[start]

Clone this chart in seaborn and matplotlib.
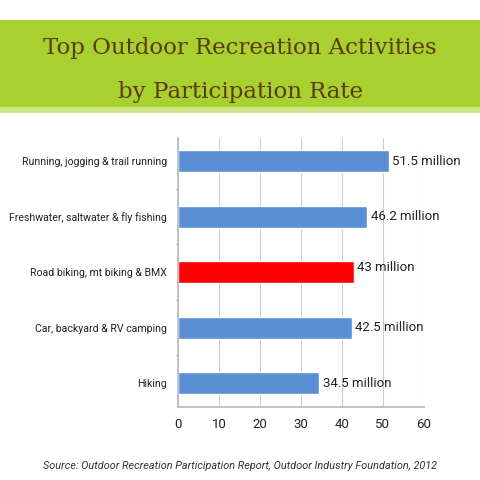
import seaborn as sns
import matplotlib.pyplot as plt
import pandas as pd
from matplotlib.patches import Rectangle

activities = [
    "Running, jogging & trail running",
    "Freshwater, saltwater & fly fishing",
    "Road biking, mt biking & BMX",
    "Car, backyard & RV camping",
    "Hiking",
]
participants = [51.5, 46.2, 43.0, 42.5, 34.5]
value_labels = ["51.5 million", "46.2 million", "43 million", "42.5 million", "34.5 million"]
highlight = "Road biking, mt biking & BMX"
x_ticks = [0, 10, 20, 30, 40, 50, 60]

df = pd.DataFrame({"activity": activities, "millions": participants})

sns.set_theme(style="white")
plt.rcParams["font.family"] = ["Roboto", "DejaVu Sans"]

BLUE = "#5a8fd6"
RED = "#ff0000"
palette = {a: (RED if a == highlight else BLUE) for a in activities}

fig = plt.figure(figsize=(4.8, 4.8), dpi=100)
fig.patch.set_facecolor("white")

# green title banner
fig.patches.append(Rectangle((0, 0.775), 1, 0.183, transform=fig.transFigure,
                             facecolor="#a8d02e", edgecolor="none", zorder=0))
fig.patches.append(Rectangle((0, 0.765), 1, 0.012, transform=fig.transFigure,
                             facecolor="#cfe58a", edgecolor="none", zorder=0))
fig.text(0.5, 0.900, "Top Outdoor Recreation Activities", ha="center", va="center",
         fontsize=16.5, color="#5b3a10", family=["DejaVu Serif"])
fig.text(0.5, 0.808, "by Participation Rate", ha="center", va="center",
         fontsize=16.5, color="#5b3a10", family=["DejaVu Serif"])

ax = fig.add_axes([0.371, 0.153, 0.512, 0.56])
sns.barplot(data=df, x="millions", y="activity", hue="activity", palette=palette,
            order=activities, width=0.4, legend=False, ax=ax, saturation=1)

ax.set_xlim(0, 60)
ax.set_xticks(x_ticks)
ax.set_xlabel("")
ax.set_ylabel("")
ax.grid(axis="x", color="#cccccc", linewidth=0.8)
ax.set_axisbelow(True)
for s in ["top", "right"]:
    ax.spines[s].set_visible(False)
ax.spines["left"].set_color("#bbbbbb")
ax.spines["bottom"].set_color("#bbbbbb")
ax.tick_params(axis="x", labelsize=9.5, colors="#222222", length=0, pad=8)
ax.tick_params(axis="y", labelsize=7.6, colors="#222222", length=0, pad=8)

# small ticks between categories on the left spine
for b in [0.5, 1.5, 2.5, 3.5]:
    ax.plot([-0.6, 0], [b, b], color="#bbbbbb", lw=0.8, clip_on=False)

for i, (v, lab) in enumerate(zip(participants, value_labels)):
    dy = -0.08 if activities[i] == highlight else 0
    ax.text(v + 0.8, i + dy, lab, va="center", ha="left", fontsize=9.5, color="#222222")

fig.text(0.5, 0.03, "Source: Outdoor Recreation Participation Report, Outdoor Industry Foundation, 2012",
         ha="center", va="center", fontsize=7.8, style="italic", color="#333333")

fig.savefig("out.png", dpi=100)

[end]

Exercise description: From the listing above, pick out every line containing "matplotlib".

Response to the exercise:
Clone this chart in seaborn and matplotlib.
import matplotlib.pyplot as plt
from matplotlib.patches import Rectangle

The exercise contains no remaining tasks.